DATA EXTRACT:
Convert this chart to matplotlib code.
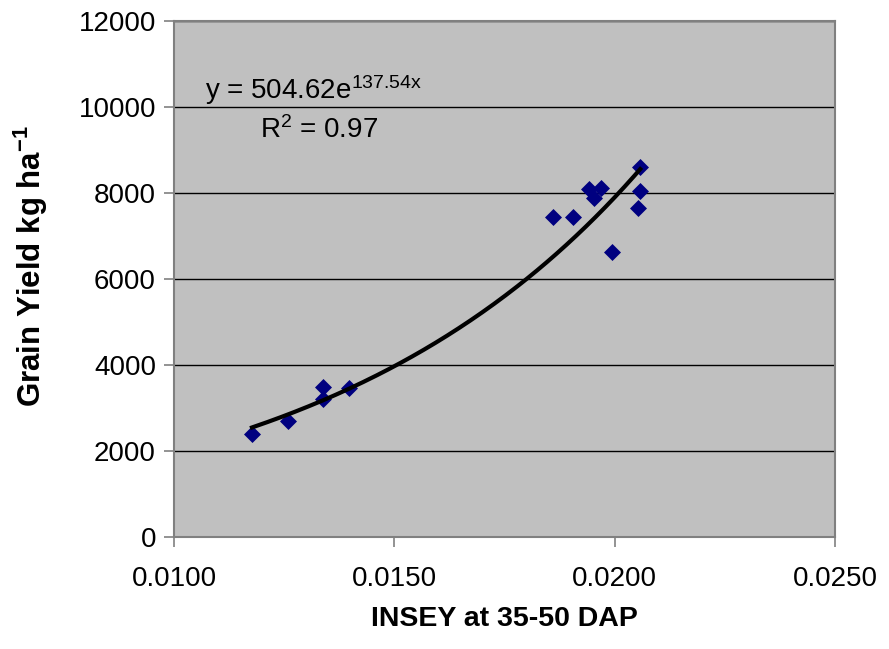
import numpy as np
import matplotlib
matplotlib.use('Agg')
import matplotlib.pyplot as plt

plt.rcParams['font.family'] = ['Liberation Sans', 'DejaVu Sans']

# INSEY values and grain yield
insey = [0.01177, 0.01258, 0.01338, 0.01338, 0.01398, 0.01859, 0.01906,
         0.01941, 0.01968, 0.01952, 0.01993, 0.02058, 0.02058, 0.02053]
yield_kg = [2395, 2698, 3495, 3202, 3472, 7449, 7449,
            8086, 8109, 7884, 6635, 8598, 8053, 7644]

# exponential trend line from the chart
a = 504.62
b = 137.54

fig = plt.figure(figsize=(8.89, 6.49), dpi=100)
ax = fig.add_axes([0.1957, 0.1726, 0.7436, 0.795])
ax.set_facecolor('#C0C0C0')

ax.scatter(insey, yield_kg, marker='D', s=75, color='#000080', zorder=3, linewidths=0)

xs = np.linspace(min(insey), max(insey), 200)
ax.plot(xs, a * np.exp(b * xs), color='black', lw=3, zorder=4)

ax.set_xlim(0.0100, 0.0250)
ax.set_ylim(0, 12000)
ax.set_xticks([0.0100, 0.0150, 0.0200, 0.0250])
ax.set_xticklabels(['0.0100', '0.0150', '0.0200', '0.0250'])
ax.set_yticks(range(0, 12001, 2000))
ax.yaxis.grid(True, color='black', lw=1)
ax.set_axisbelow(True)

for s in ax.spines.values():
    s.set_color('#808080')
    s.set_linewidth(1.5)
ax.tick_params(labelsize=20, length=7, color='#808080', width=1.2)
ax.tick_params(axis='x', pad=14)
ax.tick_params(axis='y', pad=6)

ax.set_xlabel('INSEY at 35-50 DAP', fontsize=20.5, fontweight='bold', labelpad=10)
ax.set_ylabel('Grain Yield kg ha$\\mathregular{^{-1}}$', fontsize=22.5, fontweight='bold')
ax.yaxis.set_label_coords(-0.187, 0.525)

ax.text(0.0107, 10000, 'y = 504.62e$\\mathregular{^{137.54x}}$', fontsize=20, va='bottom')
ax.text(0.01195, 9150, 'R$\\mathregular{^2}$ = 0.97', fontsize=20, va='bottom')

plt.savefig('out.png', dpi=100)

DIRECTION: Repeat the full listing above exactly, with no pictures in the copy.

SOLUTION FOR THIS TASK:
Convert this chart to matplotlib code.
import numpy as np
import matplotlib
matplotlib.use('Agg')
import matplotlib.pyplot as plt

plt.rcParams['font.family'] = ['Liberation Sans', 'DejaVu Sans']

# INSEY values and grain yield
insey = [0.01177, 0.01258, 0.01338, 0.01338, 0.01398, 0.01859, 0.01906,
         0.01941, 0.01968, 0.01952, 0.01993, 0.02058, 0.02058, 0.02053]
yield_kg = [2395, 2698, 3495, 3202, 3472, 7449, 7449,
            8086, 8109, 7884, 6635, 8598, 8053, 7644]

# exponential trend line from the chart
a = 504.62
b = 137.54

fig = plt.figure(figsize=(8.89, 6.49), dpi=100)
ax = fig.add_axes([0.1957, 0.1726, 0.7436, 0.795])
ax.set_facecolor('#C0C0C0')

ax.scatter(insey, yield_kg, marker='D', s=75, color='#000080', zorder=3, linewidths=0)

xs = np.linspace(min(insey), max(insey), 200)
ax.plot(xs, a * np.exp(b * xs), color='black', lw=3, zorder=4)

ax.set_xlim(0.0100, 0.0250)
ax.set_ylim(0, 12000)
ax.set_xticks([0.0100, 0.0150, 0.0200, 0.0250])
ax.set_xticklabels(['0.0100', '0.0150', '0.0200', '0.0250'])
ax.set_yticks(range(0, 12001, 2000))
ax.yaxis.grid(True, color='black', lw=1)
ax.set_axisbelow(True)

for s in ax.spines.values():
    s.set_color('#808080')
    s.set_linewidth(1.5)
ax.tick_params(labelsize=20, length=7, color='#808080', width=1.2)
ax.tick_params(axis='x', pad=14)
ax.tick_params(axis='y', pad=6)

ax.set_xlabel('INSEY at 35-50 DAP', fontsize=20.5, fontweight='bold', labelpad=10)
ax.set_ylabel('Grain Yield kg ha$\\mathregular{^{-1}}$', fontsize=22.5, fontweight='bold')
ax.yaxis.set_label_coords(-0.187, 0.525)

ax.text(0.0107, 10000, 'y = 504.62e$\\mathregular{^{137.54x}}$', fontsize=20, va='bottom')
ax.text(0.01195, 9150, 'R$\\mathregular{^2}$ = 0.97', fontsize=20, va='bottom')

plt.savefig('out.png', dpi=100)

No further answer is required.